Look! Nook Took Books
Look! A book. A book Nook! Nook took books. Books! Look.
Barnes & Noble has changed the name of its ebook-reading software for iOS from eReader to Nook. Nook is also the name of its separate ebook reading device, and, as with Amazon’s Kindle, Barnes & Noble has realized that it should brand the entire ecosystem with the same name. This brings its iPhone/iPod touch-compatible app in harmony with the separate Nook for iPad app, also updated with the new name.
Download the new Nook app, and log in with your Barnes & Noble credentials. You can then download titles again that you want locally, and set up the appearance of book pages once more. The revised app supports fast-app switching (see “What is Fast App Switching?,” 23 June 2010), and renders details at the iPhone 4’s higher resolution.

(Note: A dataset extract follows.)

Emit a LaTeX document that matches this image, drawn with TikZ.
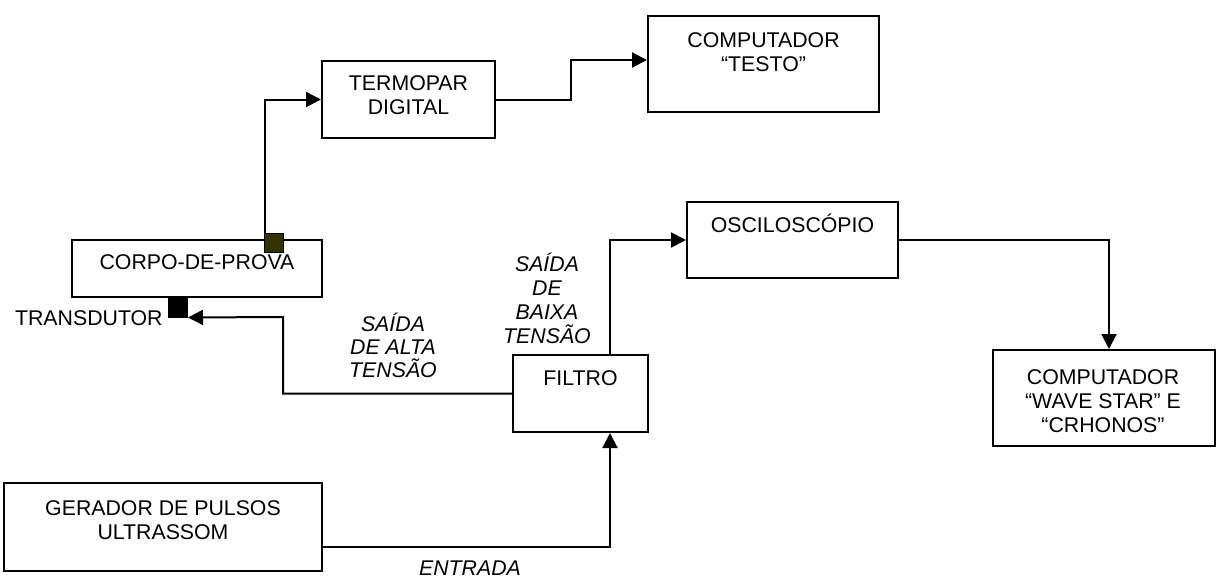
\documentclass[tikz,border=0pt]{standalone}
\usepackage{fontspec}
\setmainfont{Liberation Sans}
\usetikzlibrary{arrows.meta}
\definecolor{olivedark}{RGB}{51,51,0}
\begin{document}
\begin{tikzpicture}[x=0.5pt,y=-0.5pt,
  box/.style={draw,line width=1pt,inner sep=0pt},
  txt/.style={font=\fontsize{10.65}{12}\selectfont,align=center,inner sep=0pt},
  lbl/.style={font=\fontsize{10.65}{12}\selectfont\itshape,align=center,inner sep=0pt},
  conn/.style={line width=1pt},
  arr/.style={conn,-{Triangle[length=7.5pt,width=7.5pt]}},
  sq/.style={draw,line width=0.5pt,minimum size=9.5pt,inner sep=0pt}]
\useasboundingbox (0,0) rectangle (1217,578);

% boxes
\node[box,minimum width=86.5pt,minimum height=38.5pt] (termopar) at (408.5,99.5) {};
\node[txt] (termoparT) at (408.5,95.5) {TERMOPAR\\DIGITAL};
\node[box,minimum width=115.5pt,minimum height=48pt] (testo) at (763.5,64) {};
\node[txt] (testoT) at (763.5,52) {COMPUTADOR\\“TESTO”};
\node[box,minimum width=125pt,minimum height=28.5pt] (corpo) at (197,268.5) {};
\node[txt,anchor=base] (corpoT) at (197,269.6) {CORPO-DE-PROVA};
\node[box,minimum width=67.5pt,minimum height=38.5pt] (filtro) at (580.5,393.5) {};
\node[txt,anchor=base] (filtroT) at (580.5,385.6) {FILTRO};
\node[box,minimum width=105.5pt,minimum height=38pt] (osc) at (792.5,240) {};
\node[txt,anchor=base] (oscT) at (792.5,232.6) {OSCILOSCÓPIO};
\node[box,minimum width=111pt,minimum height=48pt] (ws) at (1104,398) {};
\node[txt] (wsT) at (1103,401) {COMPUTADOR\\“WAVE STAR” E\\“CRHONOS”};
\node[box,minimum width=159pt,minimum height=44pt] (gerador) at (163,527) {};
\node[txt] (geradorT) at (163,520.5) {GERADOR DE PULSOS\\ULTRASSOM};

% sensors
\node[sq,fill=olivedark] (sensor) at (273.5,242.5) {};
\node[sq,fill=black] (transd) at (178,307.5) {};
\node[txt,anchor=base east] (transdT) at (163,325.6) {TRANSDUTOR};

% labels
\node[lbl,font=\fontsize{10.65}{11.5}\selectfont\itshape] (alta) at (393,345) {SAÍDA\\DE ALTA\\TENSÃO};
\node[lbl] (baixa) at (547,298.5) {SAÍDA\\DE\\BAIXA\\TENSÃO};
\node[lbl,anchor=base] (entrada) at (470,575) {ENTRADA};

% connectors
\coordinate (p1) at (264.5,0);
\draw[arr] (p1 |- sensor.north) |- (termopar.west);
\coordinate (p2) at (571,60);
\draw[arr] (termopar.east) -| (p2) -- (p2 -| testo.west);
\coordinate (p3) at (283,317);
\draw[arr] (filtro.west) -| (p3) -- (transd.south east);
\coordinate (p4) at (610,0);
\draw[arr] (p4 |- filtro.north) |- (osc.west);
\coordinate (p5) at (322,546.5);
\draw[arr] (p5) -| (p4 |- filtro.south);
\coordinate (p6) at (1109,0);
\draw[arr] (osc.east) -| (p6 |- ws.north);
\end{tikzpicture}
\end{document}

In testing, I found the Nook app to offer substantially more choice than iBooks and Kindle in setting up the appearance of a page, without providing too many or poor options. Barnes & Noble made excellent choices in the fonts offered for onscreen display.
You can also set the margins of a page (nearly flush to the four edges or indented), and choose colors for particular elements instead of picking from preset colors.
The revised iOS app is a separate download from the previous eReader app. You can remove the old app, but you will lose all annotations, highlights, and notes. Barnes & Noble (at least in the eReader release) didn’t synchronize such information with a central server, unlike Apple with iBooks and
Amazon with Kindle.
You also lose any custom themes you set up in eReader – specific combinations of background color, font, and type size. If you want to keep notes and settings, retain the old app.
Alas, only available in the US App Store.